Welcome Remarks to Employees
Secretary Condoleezza Rice
C Street Lobby
Washington, DC
January 27, 2005
(8:20 a.m. EST)
(Applause.) Thank you very much. Thank you. Well, this is a little different welcome than the first time that I came to
work at the State Department. Now, that may surprise some of you, but I was, in 1977, an intern in the Bureau of
Educational and Cultural Affairs. (Laughter and applause.) Now, there's a lesson in that: Be good to your interns.
(Laughter.)
I want to thank you for this really, really warm welcome. I first want to start by just saying how much I admire and
appreciate the leadership of Secretary Colin Powell over the last four years. I've just spoken with him to tell him
that. (Applause.)
We've got a lot of challenges ahead of us. This is a really remarkable time in our country's history. The President has
set forth a really bold agenda for American foreign policy and the State Department has got to be in the lead in this
period in which diplomacy will be so important to solidifying the gains of the last few years and to pressing forward an
agenda for a freer and more prosperous world. I can't think of a better call than to say that America will stand for
freedom and for liberty, that America will stand with those who want their aspirations met for liberty and freedom. And
I'm going to look and the President's going to look to this Department to lead that effort, and not just to implement
policy, but we're going to need ideas, intellectual capital. I need your ideas. My door will be open. Please, understand
that this is a time when the history is calling us. And I just look forward to working with each and every one of you
toward that end.
The President has laid out a bold agenda and he expects a lot of us. I want you to know, too, that I'm going to be
committed to you, the men and women of the Foreign Service, the Civil Service and our Foreign Service Nationals abroad;
and you, in turn, will be committed, and we, in turn, will be committed, to carrying out that bold agenda.
I know that this is a profession that demands a lot. It demands a lot from your families, it demands a lot from you,
and sometimes it demands the ultimate sacrifice. And I want to start by recognizing that I know that there are memorial
plaques here in this hall that commemorate those who have made the ultimate sacrifice, and we'll always remember what
they did for this country as we go about trying to carry out this extraordinary agenda before us.
I want you to know, too, that I will be committed to making certain that we have the tools that we need to carry out
this agenda. I believe in training and I believe in education, continuing education, of this diplomatic corps. And I
hope to see over the next several years an even more diverse diplomatic corps, because one of the wonderful things about
America is that we are one America made up of people from all backgrounds and all ethnicities and all religions. It's an
extraordinary thing that we really have forged one out of many, and we are going to be a diplomatic corps that embodies
that diversity, because it's an extremely important lesson in a world where difference is still a license to kill.
This is a great time for America. It's a great time for the international system. We have allies who we need to unite
in this great cause ahead of us, and I look forward to working with you to do that.

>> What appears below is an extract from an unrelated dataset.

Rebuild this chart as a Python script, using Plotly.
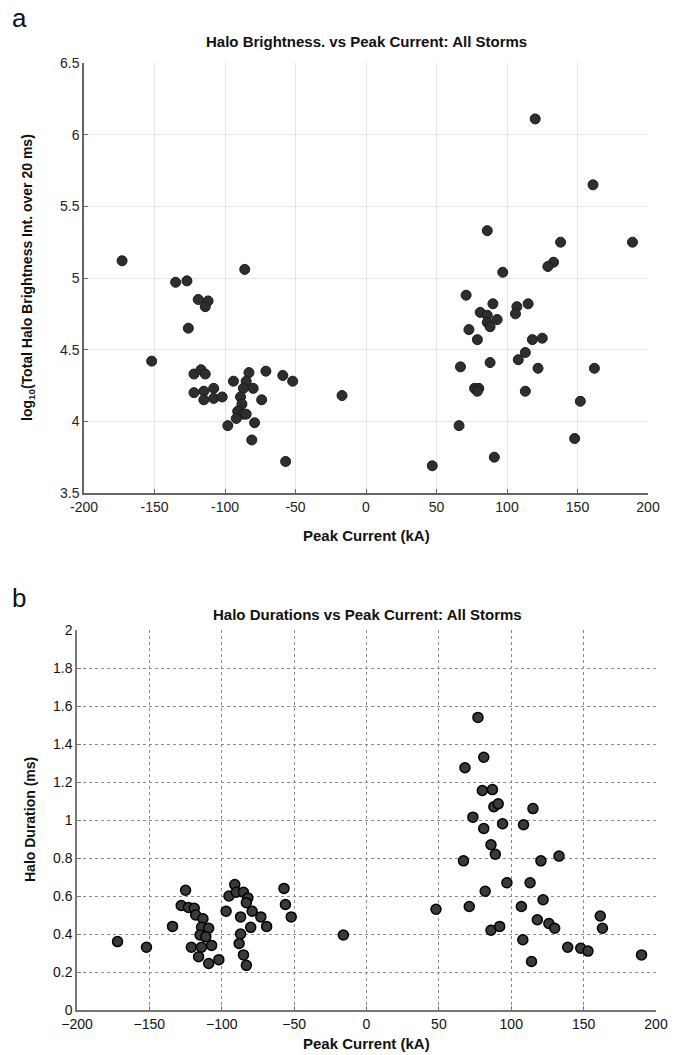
import plotly.graph_objects as go

# ---- Panel a: Halo brightness vs peak current ----
peak_current_a = [-173, -135, -127, -119, -112, -114, -86, -126, -152, -122, -117, -114,
                  -122, -115, -108, -115, -108, -102, -98, -94, -83, -85, -80, -87, -89,
                  -88, -91, -87, -92, -85, -74, -79, -81, -71, -59, -52, -57, -17,
                  120, 161, 86, 138, 189, 133, 129, 97, 71, 90, 115, 107, 106, 81, 86,
                  93, 86, 88, 73, 79, 118, 125, 113, 108, 67, 88, 122, 162, 77, 80, 79,
                  113, 152, 66, 148, 91, 47]
log_brightness = [5.12, 4.97, 4.98, 4.85, 4.84, 4.80, 5.06, 4.65, 4.42, 4.33, 4.36, 4.33,
                  4.20, 4.21, 4.23, 4.15, 4.16, 4.17, 3.97, 4.28, 4.34, 4.28, 4.23, 4.23, 4.17,
                  4.12, 4.07, 4.05, 4.02, 4.05, 4.15, 3.99, 3.87, 4.35, 4.32, 4.28, 3.72, 4.18,
                  6.11, 5.65, 5.33, 5.25, 5.25, 5.11, 5.08, 5.04, 4.88, 4.82, 4.82, 4.80, 4.75,
                  4.76, 4.74, 4.71, 4.69, 4.66, 4.64, 4.57, 4.57, 4.58, 4.48, 4.43, 4.38, 4.41,
                  4.37, 4.37, 4.23, 4.23, 4.21, 4.21, 4.14, 3.97, 3.88, 3.75, 3.69]

# ---- Panel b: Halo duration vs peak current ----
peak_current_b = [-172, -152, -134, -125, -128, -123, -119, -118, -113, -114, -109, -115,
                  -111, -121, -114, -107, -116, -109, -102, -97, -91, -95, -90, -85, -82,
                  -83, -79, -87, -73, -69, -80, -87, -88, -85, -83, -57, -56, -52, -16,
                  77, 81, 68, 80, 87, 88, 91, 115, 73.5, 81, 94, 108.5, 86, 89, 67, 120.5,
                  133, 97, 113, 82, 122, 48, 71, 107, 161.5, 118, 126, 130, 163, 86, 92,
                  108, 139, 148, 153, 190, 114]
halo_duration = [0.36, 0.33, 0.44, 0.63, 0.55, 0.54, 0.535, 0.50, 0.48, 0.435, 0.43, 0.395,
                 0.385, 0.33, 0.33, 0.34, 0.28, 0.245, 0.265, 0.52, 0.66, 0.60, 0.62, 0.62, 0.59,
                 0.565, 0.52, 0.49, 0.49, 0.44, 0.435, 0.40, 0.35, 0.29, 0.235, 0.64, 0.555, 0.49,
                 0.395,
                 1.54, 1.33, 1.275, 1.155, 1.16, 1.07, 1.085, 1.06, 1.015, 0.955, 0.98, 0.975,
                 0.87, 0.82, 0.785, 0.785, 0.81, 0.67, 0.67, 0.625, 0.58, 0.53, 0.545, 0.545,
                 0.495, 0.475, 0.455, 0.43, 0.43, 0.42, 0.44, 0.37, 0.33, 0.325, 0.31, 0.29, 0.255]

x_ticks = [-200, -150, -100, -50, 0, 50, 100, 150, 200]
y_ticks_a = [3.5, 4, 4.5, 5, 5.5, 6, 6.5]
y_ticks_b = [0, 0.2, 0.4, 0.6, 0.8, 1, 1.2, 1.4, 1.6, 1.8, 2]

FONT = "Liberation Sans, Arial, sans-serif"
W, H = 684, 1055

fig = go.Figure()
fig.add_trace(go.Scatter(
    x=peak_current_a, y=log_brightness, mode="markers", xaxis="x", yaxis="y",
    marker=dict(size=10, color="#2e2e2e", line=dict(color="#1a1a1a", width=1)),
    showlegend=False))
fig.add_trace(go.Scatter(
    x=peak_current_b, y=halo_duration, mode="markers", xaxis="x2", yaxis="y2",
    marker=dict(size=10, color="#3a3a3a", line=dict(color="#000000", width=1.5)),
    showlegend=False))

def px_x(p):
    return p / W

def px_y(p):
    return 1 - p / H

tickfont = dict(family=FONT, size=14, color="#222")

fig.update_layout(
    width=W, height=H, margin=dict(l=0, r=0, t=0, b=0, autoexpand=False),
    paper_bgcolor="white", plot_bgcolor="white",
    font=dict(family=FONT, color="#111"),
    xaxis=dict(domain=[px_x(84), px_x(648)], range=[-200, 200], tickvals=x_ticks,
               ticktext=[str(v) for v in x_ticks], showgrid=True, gridcolor="#e6e6e6",
               gridwidth=1, zeroline=False, showline=True, linecolor="#666", linewidth=1.5,
               ticks="inside", ticklen=4, tickcolor="#666", tickfont=tickfont,
               anchor="y", fixedrange=True, automargin=False),
    yaxis=dict(domain=[px_y(493), px_y(63)], range=[3.5, 6.5], tickvals=y_ticks_a,
               ticktext=[("%g" % v) for v in y_ticks_a], showgrid=True, gridcolor="#e6e6e6",
               gridwidth=1, zeroline=False, showline=True, linecolor="#666", linewidth=1.5,
               ticks="inside", ticklen=4, tickcolor="#666", tickfont=tickfont,
               anchor="x", fixedrange=True, automargin=False),
    xaxis2=dict(domain=[px_x(77), px_x(656)], range=[-200, 200], tickvals=x_ticks,
                showgrid=True, gridcolor="#8a8a8a", griddash="dot", gridwidth=1.2,
                zeroline=False, showline=True, linecolor="#777", linewidth=1.5,
                ticks="inside", ticklen=4, tickcolor="#777",
                tickfont=dict(family=FONT, size=14, color="#111"),
                anchor="y2", fixedrange=True, automargin=False),
    yaxis2=dict(domain=[px_y(1010), px_y(630)], range=[0, 2], tickvals=y_ticks_b,
                showgrid=True, gridcolor="#8a8a8a", griddash="dot", gridwidth=1.2,
                zeroline=False, showline=True, linecolor="#777", linewidth=1.5,
                ticks="inside", ticklen=4, tickcolor="#777",
                tickfont=dict(family=FONT, size=14, color="#111"),
                anchor="x2", fixedrange=True, automargin=False),
)

def ann(text, x, y, size, bold=False, angle=0, xanchor="center"):
    fig.add_annotation(text=("<b>%s</b>" % text) if bold else text,
                       x=px_x(x), y=px_y(y), xref="paper", yref="paper",
                       showarrow=False, textangle=angle, xanchor=xanchor, yanchor="middle",
                       font=dict(family=FONT, size=size, color="#111"))

ann("a", 10, 18, 26, xanchor="left")
ann("b", 10, 598, 26, xanchor="left")
ann("Halo Brightness. vs Peak Current: All Storms", 366, 42, 15, bold=True)
ann("Halo Durations vs Peak Current: All Storms", 367, 614, 15, bold=True)
ann("Peak Current (kA)", 366, 535, 15, bold=True)
ann("Peak Current (kA)", 366, 1043, 15, bold=True)
ann("log<sub>10</sub>(Total Halo Brightness Int. over 20 ms)", 28, 278, 14, bold=True, angle=-90)
ann("Halo Duration (ms)", 30, 820, 14, bold=True, angle=-90)

fig.write_html("out.html", config={"displayModeBar": False},
               post_script="document.body.style.margin='0';document.body.style.overflow='hidden';")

Now, I want to close with a kind of personal recollection as I start here, and that is that the last time I was in
government was actually 1989 to 1991. And that, too, was an extraordinary time. I was lucky enough to be the White House
Soviet Specialist at the end of the Cold War. It doesn't get much better than that. And I got to participate in German
unification and the liberation of Eastern Europe and the peaceful collapse of the Soviet Union.
But, you know, I realized that I was just harvesting good decisions that had been made in 1946 and 1947 and 1948, a lot
of those decisions spurred by good work done by this building, the men and women of the State Department. And those were
days when it must have seemed that freedom's march was not assured. You think about it. In 1947, civil wars in Greece
and Turkey; and in 1948, the permanent division of Germany, thanks to the Berlin crisis; and in 1949, the Soviet Union
explodes a nuclear weapon five years ahead of schedule and the Chinese communists win.
It must not have looked like freedom's march was assured, but they somehow pulled themselves together, people like
Truman and Acheson and Marshall and, of course, on Capitol Hill, Senator Vandenberg. And they created a policy and a set
of institutions that gave us a lasting peace. While no one might have been able, at that time, to imagine a democratic
Germany or a democratic Japan, when President Bush now sits across from Chancellor Schroeder or from Prime Minister
Koizumi, he sits across not just from a friend, but a democratic friend.
I know that there are those who wonder whether democracy can take hold in the rocky soil of the West Bank or in Iraq or
in Afghanistan. I believe that we, as Americans, who know how hard the path to democracy is, have to believe that it
can. And we have to make it so that we work with those who want to achieve those aspirations so that, one day, a future
President is sitting across from the democratic president or prime minister of many a Middle Eastern country, of many a
country that has not yet known democracy.
That's our charge. That's our calling. I know that you will work hard on behalf of it and so will I. And now, I'll go
try to find my office, if you don't mind. Thank you. (Laughter.)